Let's say we have two left wing parties and one right wing party.
46% L1
5% L2
49% R
Should we redulce the number of seats of L2 so that it would not get too much power. By doing so we would change the left wing majority to a right wing majority. Small parties can be needed to build up majorty coalition governments. I think it is fair to give them their proportional number of seats. At least in Finland small parties have much smaller role in the coalition governments than the largest parties have. It is also typical that large parties collect so many small parties in the govenment that even if one of them would leave the government, the government would still have majority. This guarantees that no single small party can blackmail the government. The small parties need to consider also what would happen at the next time if they try to play bigger role in the government that their size is.
> Alternatively, instead of running Sainte-Laguë in each county, you could
> run SL on the national result (distributing all 169 seats), something
> which would produce a representation percentage very close to the actual
> result, and then distribute the seats to the parties in the different
> counties (keeping the same amount of seats in each county).
I think this makes sense if you do not like the leveling seat style of building proportionality at national level. The last seats will be distributed pretty much in the same way anyway, but in this approach all seats are in principle seen as "equal". The algorithm may either aim at some ideal allocation, or be a practical algorithm that just finds a good enough result.
If we want full proportinality, then proportionality should thus be counted at national level. Another reason why national level votes should be used to count the number of seats for each party is that one should guarantee that it makes sense to vote for the small paries also in the smallest counties.
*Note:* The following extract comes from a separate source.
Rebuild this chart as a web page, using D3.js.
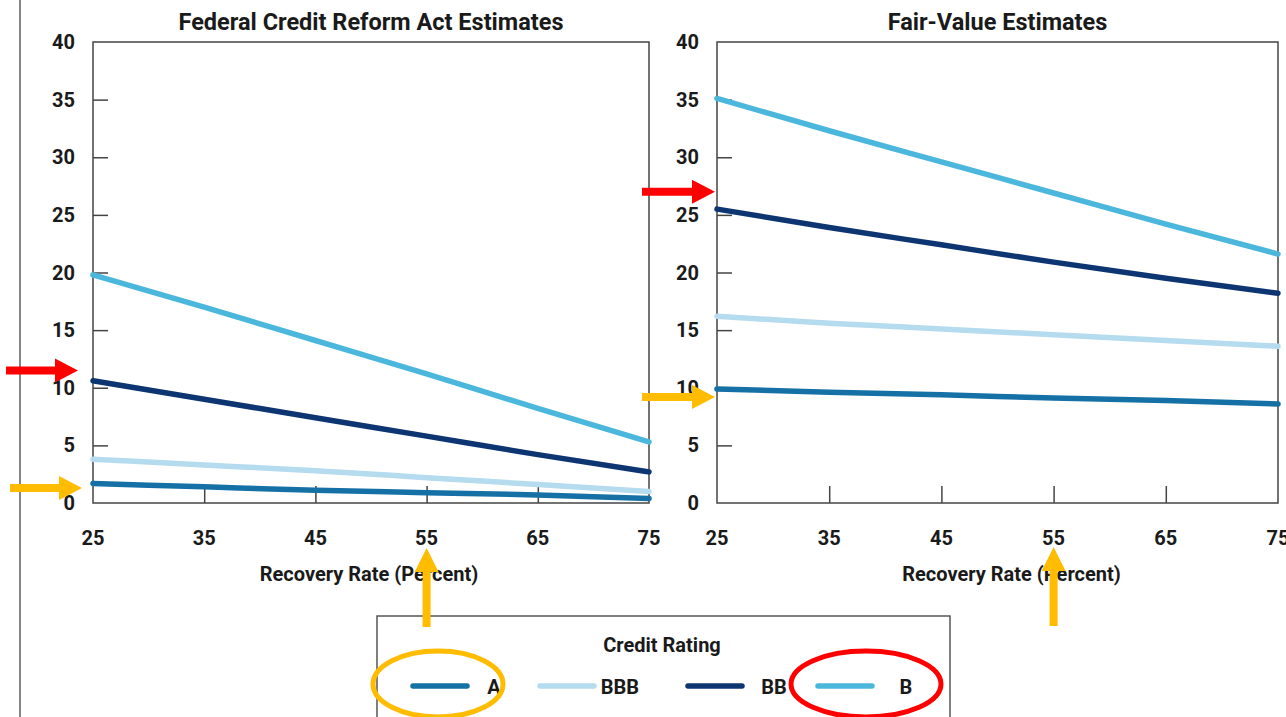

If there is no such prcedure or leveling seats or some other national level leveling algorithms in place, it would not make sense to vote for small parties in the small counties. this would reduce the support of the smallest parties already before the votes are counted.
This kind of balancing mechanisms will lead to electing a representative of the small party at least in some county, or maybe in this voter's own county, even if the number of votes would not be sufficient to win any of the seats, if seats would be allocated independently in each county.